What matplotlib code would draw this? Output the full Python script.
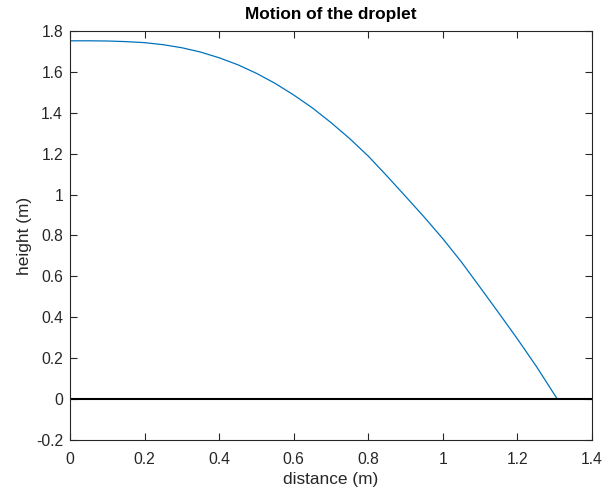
import matplotlib
matplotlib.use("Agg")
import matplotlib.pyplot as plt
from matplotlib.ticker import FixedLocator, FixedFormatter

plt.rcParams['font.family'] = ['Liberation Sans', 'DejaVu Sans']

# Droplet trajectory (distance, height) in metres
distance = [0.0, 0.05, 0.1, 0.15, 0.2, 0.25, 0.3, 0.35, 0.4, 0.45, 0.5,
            0.55, 0.6, 0.65, 0.7, 0.75, 0.8, 0.85, 0.9, 0.95, 1.0, 1.05,
            1.1, 1.15, 1.2, 1.25, 1.3, 1.307]
height = [1.752, 1.752, 1.751, 1.748, 1.743, 1.733, 1.718, 1.697, 1.669,
          1.635, 1.593, 1.544, 1.487, 1.424, 1.352, 1.274, 1.188, 1.091,
          0.991, 0.890, 0.784, 0.670, 0.546, 0.421, 0.294, 0.162, 0.020,
          0.0]

x_ticks = [0, 0.2, 0.4, 0.6, 0.8, 1.0, 1.2, 1.4]
x_tick_labels = ['0', '0.2', '0.4', '0.6', '0.8', '1', '1.2', '1.4']
y_ticks = [-0.2, 0, 0.2, 0.4, 0.6, 0.8, 1.0, 1.2, 1.4, 1.6, 1.8]
y_tick_labels = ['-0.2', '0', '0.2', '0.4', '0.6', '0.8', '1', '1.2', '1.4',
                 '1.6', '1.8']

fig = plt.figure(figsize=(6.02, 4.95), dpi=100)
ax = fig.add_axes([0.1163, 0.1111, 0.8671, 0.8263])

ax.plot(distance, height, color='#0072BD', linewidth=0.9)
ax.axhline(0, color='black', linewidth=1.5)

ax.set_xlim(0, 1.4)
ax.set_ylim(-0.2, 1.8)
ax.xaxis.set_major_locator(FixedLocator(x_ticks))
ax.xaxis.set_major_formatter(FixedFormatter(x_tick_labels))
ax.yaxis.set_major_locator(FixedLocator(y_ticks))
ax.yaxis.set_major_formatter(FixedFormatter(y_tick_labels))

ax.tick_params(direction='in', length=5, width=0.8, top=True, right=True,
               labelsize=11.3, colors='#262626')
ax.tick_params(axis='x', pad=8.5)
ax.tick_params(axis='y', pad=5)
for s in ax.spines.values():
    s.set_color('#262626')
    s.set_linewidth(0.8)

ax.set_title('Motion of the droplet', fontsize=12.4, fontweight='bold',
             color='black', pad=8.5)
ax.set_xlabel('distance (m)', fontsize=12.4, color='#262626', labelpad=4)
ax.set_ylabel('height (m)', fontsize=12.4, color='#262626', labelpad=3)

fig.savefig('out.png', dpi=100)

Instruction ▸
Pictures in the data above should not be copied; transcribe everything else exactly.

Output ▸
What matplotlib code would draw this? Output the full Python script.
import matplotlib
matplotlib.use("Agg")
import matplotlib.pyplot as plt
from matplotlib.ticker import FixedLocator, FixedFormatter

plt.rcParams['font.family'] = ['Liberation Sans', 'DejaVu Sans']

# Droplet trajectory (distance, height) in metres
distance = [0.0, 0.05, 0.1, 0.15, 0.2, 0.25, 0.3, 0.35, 0.4, 0.45, 0.5,
            0.55, 0.6, 0.65, 0.7, 0.75, 0.8, 0.85, 0.9, 0.95, 1.0, 1.05,
            1.1, 1.15, 1.2, 1.25, 1.3, 1.307]
height = [1.752, 1.752, 1.751, 1.748, 1.743, 1.733, 1.718, 1.697, 1.669,
          1.635, 1.593, 1.544, 1.487, 1.424, 1.352, 1.274, 1.188, 1.091,
          0.991, 0.890, 0.784, 0.670, 0.546, 0.421, 0.294, 0.162, 0.020,
          0.0]

x_ticks = [0, 0.2, 0.4, 0.6, 0.8, 1.0, 1.2, 1.4]
x_tick_labels = ['0', '0.2', '0.4', '0.6', '0.8', '1', '1.2', '1.4']
y_ticks = [-0.2, 0, 0.2, 0.4, 0.6, 0.8, 1.0, 1.2, 1.4, 1.6, 1.8]
y_tick_labels = ['-0.2', '0', '0.2', '0.4', '0.6', '0.8', '1', '1.2', '1.4',
                 '1.6', '1.8']

fig = plt.figure(figsize=(6.02, 4.95), dpi=100)
ax = fig.add_axes([0.1163, 0.1111, 0.8671, 0.8263])

ax.plot(distance, height, color='#0072BD', linewidth=0.9)
ax.axhline(0, color='black', linewidth=1.5)

ax.set_xlim(0, 1.4)
ax.set_ylim(-0.2, 1.8)
ax.xaxis.set_major_locator(FixedLocator(x_ticks))
ax.xaxis.set_major_formatter(FixedFormatter(x_tick_labels))
ax.yaxis.set_major_locator(FixedLocator(y_ticks))
ax.yaxis.set_major_formatter(FixedFormatter(y_tick_labels))

ax.tick_params(direction='in', length=5, width=0.8, top=True, right=True,
               labelsize=11.3, colors='#262626')
ax.tick_params(axis='x', pad=8.5)
ax.tick_params(axis='y', pad=5)
for s in ax.spines.values():
    s.set_color('#262626')
    s.set_linewidth(0.8)

ax.set_title('Motion of the droplet', fontsize=12.4, fontweight='bold',
             color='black', pad=8.5)
ax.set_xlabel('distance (m)', fontsize=12.4, color='#262626', labelpad=4)
ax.set_ylabel('height (m)', fontsize=12.4, color='#262626', labelpad=3)

fig.savefig('out.png', dpi=100)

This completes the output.